**STATED TASK**
Only the lines from the start of the data to the line containing "epsilon = [round(0.1", both included, should be output, exactly and without pictures.

**DATA FOR PROCESSING**
━━━━━━━━

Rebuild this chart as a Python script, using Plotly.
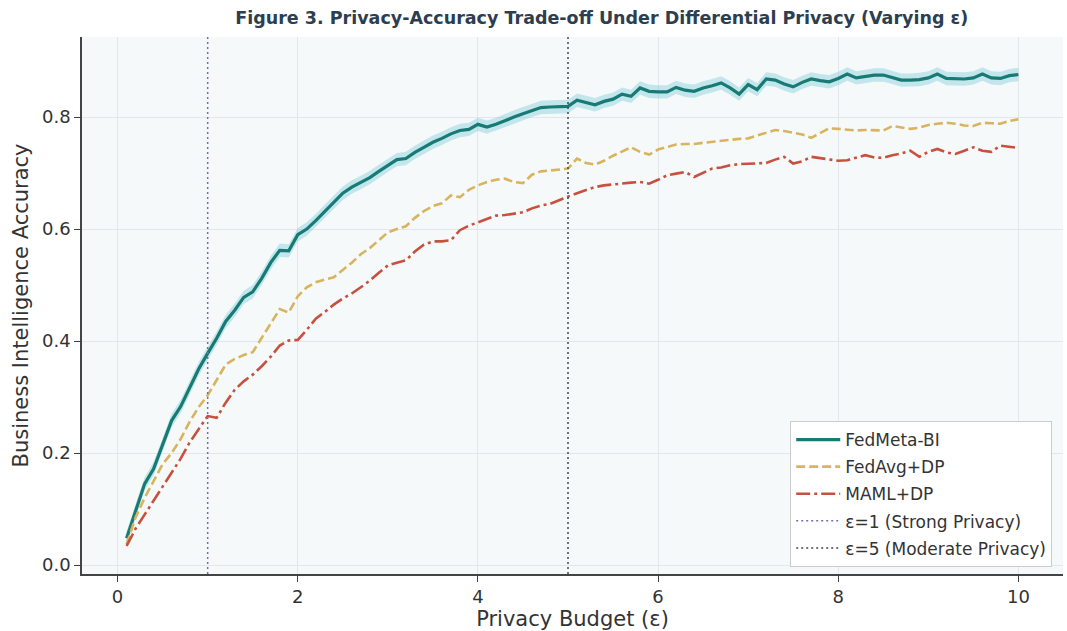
import plotly.graph_objects as go

# Privacy budget values (epsilon)
epsilon = [round(0.1 * i, 1) for i in range(1, 101)]

fedmeta_bi = [
    0.048, 0.095, 0.145, 0.172, 0.215, 0.258, 0.283, 0.316, 0.350, 0.378,
    0.405, 0.435, 0.455, 0.478, 0.488, 0.512, 0.540, 0.562, 0.561, 0.590,
    0.600, 0.615, 0.632, 0.648, 0.664, 0.675, 0.683, 0.692, 0.703, 0.714,
    0.724, 0.726, 0.737, 0.746, 0.755, 0.762, 0.770, 0.776, 0.778, 0.787,
    0.782, 0.787, 0.794, 0.800, 0.806, 0.812, 0.817, 0.818, 0.818, 0.819,
    0.830, 0.826, 0.822, 0.828, 0.832, 0.841, 0.837, 0.852, 0.846, 0.845,
    0.845, 0.853, 0.848, 0.846, 0.852, 0.856, 0.861, 0.852, 0.841, 0.858,
    0.849, 0.868, 0.866, 0.859, 0.854, 0.862, 0.868, 0.865, 0.863, 0.869,
    0.877, 0.870, 0.872, 0.875, 0.875, 0.871, 0.866, 0.866, 0.867, 0.870,
    0.877, 0.869, 0.868, 0.868, 0.870, 0.877, 0.870, 0.869, 0.874, 0.876,
]

fedavg_dp = [
    0.037, 0.085, 0.120, 0.150, 0.180, 0.200, 0.225, 0.256, 0.282, 0.303,
    0.330, 0.358, 0.368, 0.375, 0.380, 0.405, 0.432, 0.457, 0.451, 0.480,
    0.496, 0.505, 0.510, 0.514, 0.527, 0.540, 0.555, 0.566, 0.580, 0.594,
    0.600, 0.605, 0.620, 0.632, 0.641, 0.646, 0.660, 0.657, 0.670, 0.678,
    0.684, 0.688, 0.690, 0.684, 0.682, 0.697, 0.703, 0.705, 0.707, 0.708,
    0.726, 0.718, 0.715, 0.722, 0.731, 0.738, 0.746, 0.738, 0.733, 0.742,
    0.746, 0.751, 0.752, 0.752, 0.754, 0.756, 0.758, 0.760, 0.761, 0.762,
    0.767, 0.771, 0.777, 0.775, 0.772, 0.769, 0.763, 0.772, 0.780, 0.779,
    0.778, 0.776, 0.777, 0.776, 0.776, 0.784, 0.782, 0.779, 0.781, 0.786,
    0.788, 0.790, 0.788, 0.785, 0.784, 0.790, 0.789, 0.788, 0.793, 0.796,
]

maml_dp = [
    0.034, 0.065, 0.090, 0.115, 0.140, 0.165, 0.190, 0.219, 0.243, 0.266,
    0.263, 0.290, 0.313, 0.328, 0.340, 0.355, 0.372, 0.392, 0.401, 0.402,
    0.420, 0.440, 0.452, 0.465, 0.476, 0.485, 0.496, 0.508, 0.522, 0.535,
    0.540, 0.544, 0.560, 0.572, 0.578, 0.578, 0.580, 0.598, 0.606, 0.612,
    0.619, 0.624, 0.625, 0.628, 0.630, 0.637, 0.642, 0.645, 0.652, 0.658,
    0.664, 0.670, 0.675, 0.678, 0.680, 0.681, 0.683, 0.684, 0.681, 0.688,
    0.696, 0.699, 0.702, 0.693, 0.700, 0.708, 0.710, 0.714, 0.716, 0.717,
    0.717, 0.718, 0.724, 0.729, 0.717, 0.721, 0.729, 0.727, 0.725, 0.722,
    0.723, 0.727, 0.732, 0.728, 0.727, 0.732, 0.735, 0.740, 0.729, 0.738,
    0.743, 0.737, 0.734, 0.740, 0.746, 0.740, 0.738, 0.749, 0.747, 0.745,
]

# Spread of FedMeta-BI accuracy across runs (half-width of the shaded band)
fedmeta_spread = 0.012

# Reference privacy levels
ref_eps = [1, 5]
ref_names = ["ε=1 (Strong Privacy)", "ε=5 (Moderate Privacy)"]
ref_colors = ["#7d68ad", "#3d4756"]

X_RANGE = [-0.395, 10.495]
Y_RANGE = [-0.016, 0.943]

FONT = "DejaVu Sans"
TEXT = "#333333"

fig = go.Figure()

upper = [v + fedmeta_spread for v in fedmeta_bi]
lower = [v - fedmeta_spread for v in fedmeta_bi]
fig.add_trace(go.Scatter(
    x=epsilon + epsilon[::-1], y=upper + lower[::-1],
    fill="toself", fillcolor="rgba(110,200,212,0.38)",
    line=dict(width=0), hoverinfo="skip", showlegend=False,
))

fig.add_trace(go.Scatter(
    x=epsilon, y=fedmeta_bi, mode="lines", name="FedMeta-BI",
    line=dict(color="#187a74", width=3.2), legendgroup="a",
))
fig.add_trace(go.Scatter(
    x=epsilon, y=fedavg_dp, mode="lines", name="FedAvg+DP",
    line=dict(color="#d8b45e", width=2.6, dash="9px,4px"), legendgroup="b",
))
fig.add_trace(go.Scatter(
    x=epsilon, y=maml_dp, mode="lines", name="MAML+DP",
    line=dict(color="#c8503f", width=2.6, dash="14px,4px,3px,4px"), legendgroup="c",
))

for i, (e, nm, col) in enumerate(zip(ref_eps, ref_names, ref_colors)):
    fig.add_trace(go.Scatter(
        x=[e, e], y=Y_RANGE, mode="lines", name=nm,
        line=dict(color=col, width=1.5, dash="2px,3px"),
        legendgroup="r%d" % i, hoverinfo="skip",
    ))

axis_common = dict(
    showgrid=True, gridcolor="#e4e7ea", gridwidth=1,
    zeroline=False, showline=True, linecolor="#444444", linewidth=1.5,
    ticks="outside", ticklen=6, tickwidth=1.2, tickcolor="#444444",
    tickfont=dict(family=FONT, size=18, color=TEXT), mirror=False,
)

fig.update_layout(
    width=1067, height=631,
    margin=dict(l=82, r=4, t=37, b=57),
    paper_bgcolor="white", plot_bgcolor="#f6f9fa",
    title=dict(
        text="<b>Figure 3. Privacy-Accuracy Trade-off Under Differential Privacy (Varying ε)</b>",
        x=0.564, xanchor="center", y=0.972, yanchor="middle",
        font=dict(family=FONT, size=17.5, color="#2c3e50"),
    ),
    xaxis=dict(
        range=X_RANGE, tickvals=[0, 2, 4, 6, 8, 10],
        title=dict(text="Privacy Budget (ε)", font=dict(family=FONT, size=21, color=TEXT), standoff=4),
        **axis_common,
    ),
    yaxis=dict(
        range=Y_RANGE, tickvals=[0.0, 0.2, 0.4, 0.6, 0.8], tickformat=".1f",
        title=dict(text="Business Intelligence Accuracy", font=dict(family=FONT, size=21, color=TEXT), standoff=8),
        **axis_common,
    ),
    legend=dict(
        x=0.989, xanchor="right", y=0.013, yanchor="bottom",
        bgcolor="white", bordercolor="#cccccc", borderwidth=1,
        font=dict(family=FONT, size=17, color=TEXT),
        tracegroupgap=2, traceorder="grouped", itemwidth=44,
    ),
    showlegend=True,
)

fig.write_html("out.html")
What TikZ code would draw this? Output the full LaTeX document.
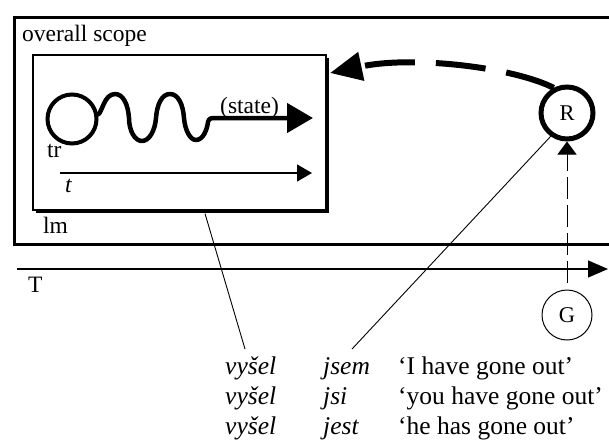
\documentclass[tikz,border=0pt]{standalone}
\usepackage{fontspec}
\setmainfont{Liberation Serif}
\usetikzlibrary{arrows.meta,shadows,calc}
\begin{document}
\begin{tikzpicture}[x=1pt,y=-1pt,
  lbl/.style={anchor=base west, inner sep=0pt, font=\fontsize{23.5}{28}\selectfont},
  ex/.style={anchor=base west, inner sep=0pt, font=\fontsize{25.5}{30}\selectfont},
  exit/.style={anchor=base west, inner sep=0pt, font=\fontsize{25.5}{30}\selectfont\itshape},
  thinline/.style={line width=0.9pt},
  bigcirc/.style={circle, draw, inner sep=0pt, font=\fontsize{22.5}{26}\selectfont},
  wave/.style={line width=4.5pt, line join=round, line cap=round},
]
\useasboundingbox (0,0) rectangle (609,441);
\fill[white] (0,0) rectangle (609,441);

% overall scope box
\node[draw, line width=3pt, minimum width=607pt, minimum height=227pt, inner sep=0pt,
      anchor=north west] (scope) at (13,16) {};
\node[lbl] (scopelbl) at (22,42) {overall scope};

% lm box
\node[draw, line width=1.2pt, fill=white, minimum width=293pt, minimum height=155pt,
      inner sep=0pt, general shadow={fill=black, shadow xshift=3pt, shadow yshift=-3pt}]
      (lm) at (179.5,132.5) {};
\node[lbl] (lmlbl) at (43,233) {lm};

% trajectory
\node[circle, draw, line width=4pt, minimum size=49pt, inner sep=0pt] (trc) at (72,119) {};
\coordinate (stateend) at (313,118);
\draw[wave, -{Triangle[length=26pt,width=29pt]}] (trc.10)
  .. controls (102,113) and (104,94) .. (115,94)
  .. controls (123,94) and (128,104) .. (129,118)
  .. controls (129,131) and (135,141) .. (142,141)
  .. controls (149,141) and (155,131) .. (156,118)
  .. controls (157,104) and (162,94) .. (170,94)
  .. controls (178,94) and (183,104) .. (184,118)
  .. controls (185,130) and (190,140) .. (196,140)
  .. controls (203,140) and (207,130) .. (208,122)
  .. controls (209,118) and (211,118) .. (216,118)
  -- (stateend);
\node[lbl] (statelbl) at (220,113) {(state)};
\node[lbl] (trlbl) at (47,157) {tr};

% t axis
\coordinate (tstart) at (60,173);
\coordinate (tend) at (312,173);
\draw[line width=1.3pt, -{Triangle[length=15pt,width=17pt]}] (tstart) -- (tend);
\node[lbl, font=\fontsize{23.5}{28}\selectfont\itshape] (tlbl) at (65,192) {t};

% T axis
\coordinate (Tstart) at (17,269);
\coordinate (Tend) at (608,269);
\draw[line width=1.3pt, -{Triangle[length=20pt,width=17pt]}] (Tstart) -- (Tend);
\node[lbl] (Tlbl) at (28,292) {T};

% R and G
\node[bigcirc, line width=5pt, minimum size=52pt, outer sep=2.5pt] (R) at (567,113) {R};
\node[bigcirc, line width=1pt, minimum size=50pt] (G) at (567,315) {G};
\draw[line width=1pt, dash pattern=on 22pt off 6pt, -{Triangle[length=13pt,width=19pt]}]
  ([yshift=7pt]G.north) -- (R.south);

% big dashed arc
\coordinate (arcend) at (330,73);
\draw[line width=6pt, dash pattern=on 50pt off 21pt, -{Triangle[length=32pt,width=28pt]}]
  (R.118) .. controls (515,68) and (415,55) .. (arcend);

% pointer lines
\coordinate (lmend) at (245,349);
\coordinate (rend) at (352,349);
\draw[thinline] ([xshift=25.5pt,yshift=-3pt]lm.south) -- (lmend);
\draw[thinline] (R.235) -- (rend);

% examples
\node[exit] (v1) at (225,374) {vyšel};
\node[exit] (v2) at (225,404) {vyšel};
\node[exit] (v3) at (225,434) {vyšel};
\node[exit] (a1) at (323,374) {jsem};
\node[exit] (a2) at (323,404) {jsi};
\node[exit] (a3) at (323,434) {jest};
\node[ex] (g1) at (398,374) {‘I have gone out’};
\node[ex] (g2) at (398,404) {‘you have gone out’};
\node[ex] (g3) at (398,434) {‘he has gone out’};
\end{tikzpicture}
\end{document}
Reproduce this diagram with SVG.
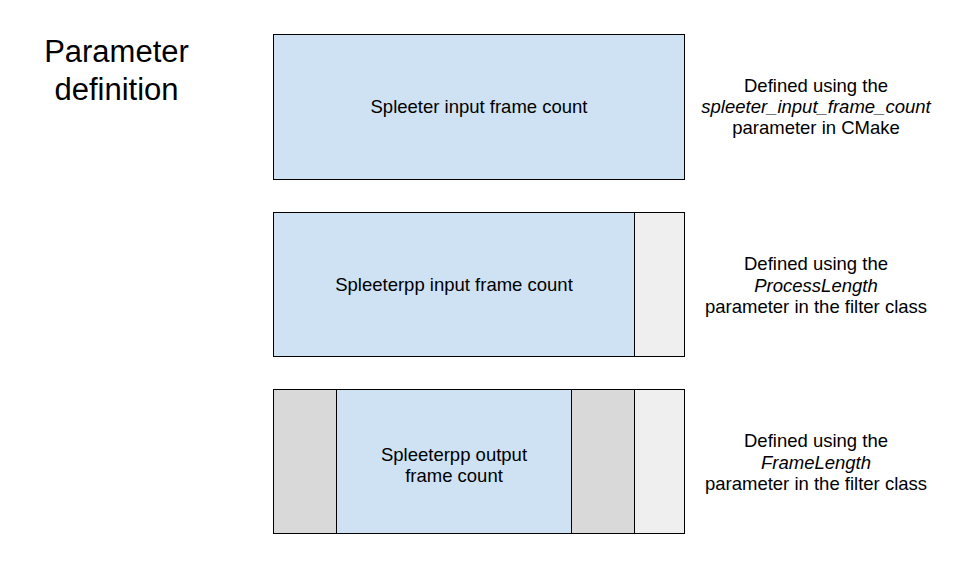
<svg xmlns="http://www.w3.org/2000/svg" width="955" height="575" viewBox="0 0 955 575">
<style>
text{font-family:"Liberation Sans",Arial,sans-serif;fill:#000;text-anchor:middle}
.b{font-size:18.5px}
.t{font-size:31px}
.blue{fill:#cfe2f3}
.dg{fill:#d9d9d9}
.lg{fill:#efefef}
.s{stroke:#000;stroke-width:1}
.dv{stroke:#000;stroke-width:1;fill:none}
</style>
<rect width="955" height="575" fill="#fff"/>
<g id="title">
<text class="t" x="116.5" y="62">Parameter</text>
<text class="t" x="116.5" y="100">definition</text>
</g>
<g id="box1">
<rect class="blue s" x="273.5" y="34.5" width="411" height="145"/>
<text class="b" x="479" y="113">Spleeter input frame count</text>
</g>
<g id="box2">
<rect class="blue" x="273.5" y="212.5" width="361" height="144"/>
<rect class="lg" x="634.5" y="212.5" width="50" height="144"/>
<rect class="dv" x="273.5" y="212.5" width="411" height="144"/>
<line class="dv" x1="634.5" y1="212.5" x2="634.5" y2="356.5"/>
<text class="b" x="454" y="291">Spleeterpp input frame count</text>
</g>
<g id="box3">
<rect class="dg" x="273.5" y="389.5" width="63" height="144"/>
<rect class="blue" x="336.5" y="389.5" width="235" height="144"/>
<rect class="dg" x="571.5" y="389.5" width="63" height="144"/>
<rect class="lg" x="634.5" y="389.5" width="50" height="144"/>
<rect class="dv" x="273.5" y="389.5" width="411" height="144"/>
<line class="dv" x1="336.5" y1="389.5" x2="336.5" y2="533.5"/>
<line class="dv" x1="571.5" y1="389.5" x2="571.5" y2="533.5"/>
<line class="dv" x1="634.5" y1="389.5" x2="634.5" y2="533.5"/>
<text class="b" x="454" y="461">Spleeterpp output</text>
<text class="b" x="454" y="482">frame count</text>
</g>
<g id="note1">
<text class="b" x="816" y="92">Defined using the</text>
<text class="b" x="816" y="113" font-style="italic">spleeter_input_frame_count</text>
<text class="b" x="816" y="134">parameter in CMake</text>
</g>
<g id="note2">
<text class="b" x="816" y="270">Defined using the</text>
<text class="b" x="816" y="292" font-style="italic">ProcessLength</text>
<text class="b" x="816" y="313">parameter in the filter class</text>
</g>
<g id="note3">
<text class="b" x="816" y="447">Defined using the</text>
<text class="b" x="816" y="469" font-style="italic">FrameLength</text>
<text class="b" x="816" y="490">parameter in the filter class</text>
</g>
<g id="connectors"></g>
</svg>
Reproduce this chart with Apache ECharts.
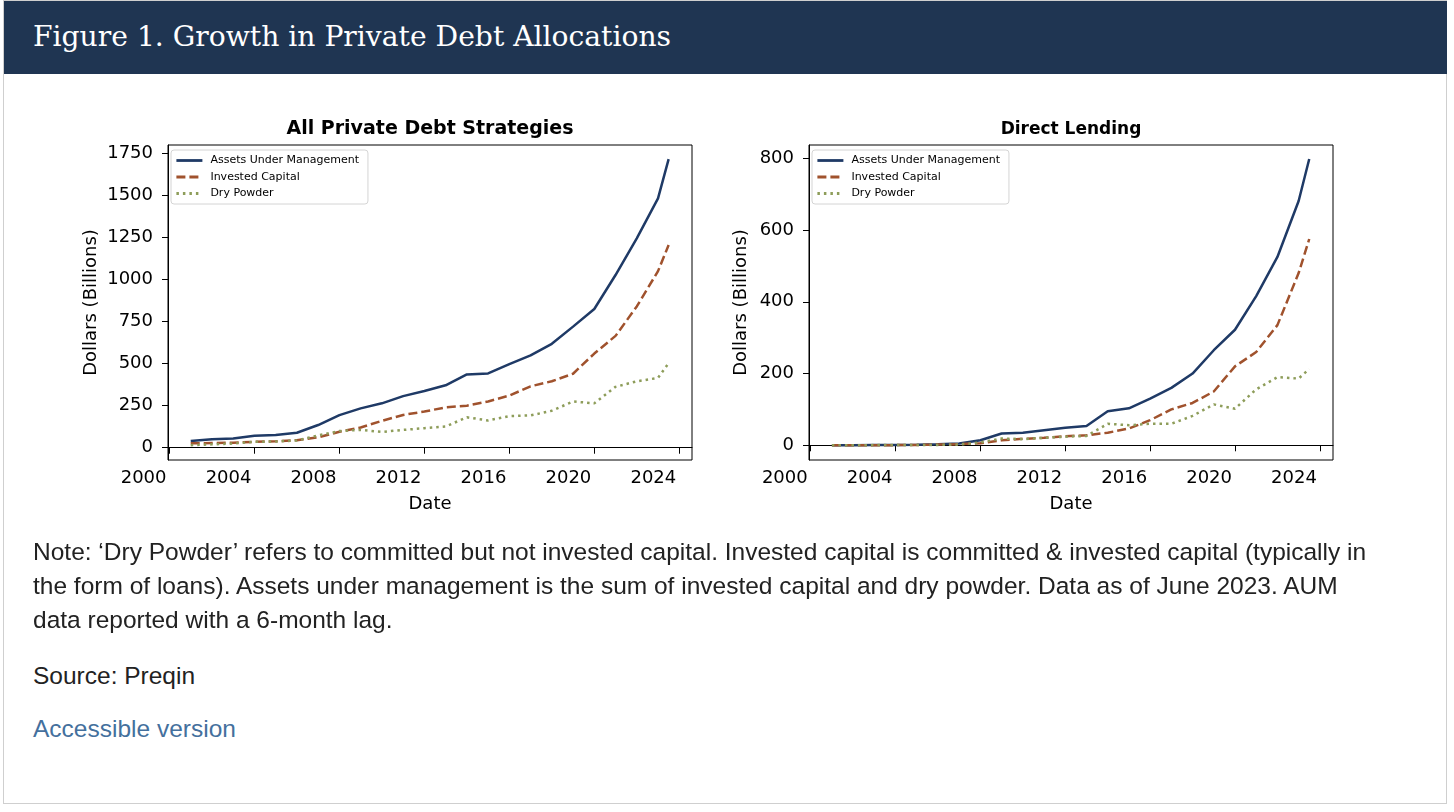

━━━━━━━━

**SOLUTION**
Rebuild this chart as a Python script, using Plotly.
import plotly.graph_objects as go

# Privacy budget values (epsilon)
epsilon = [round(0.1 * i, 1) for i in range(1, 101)]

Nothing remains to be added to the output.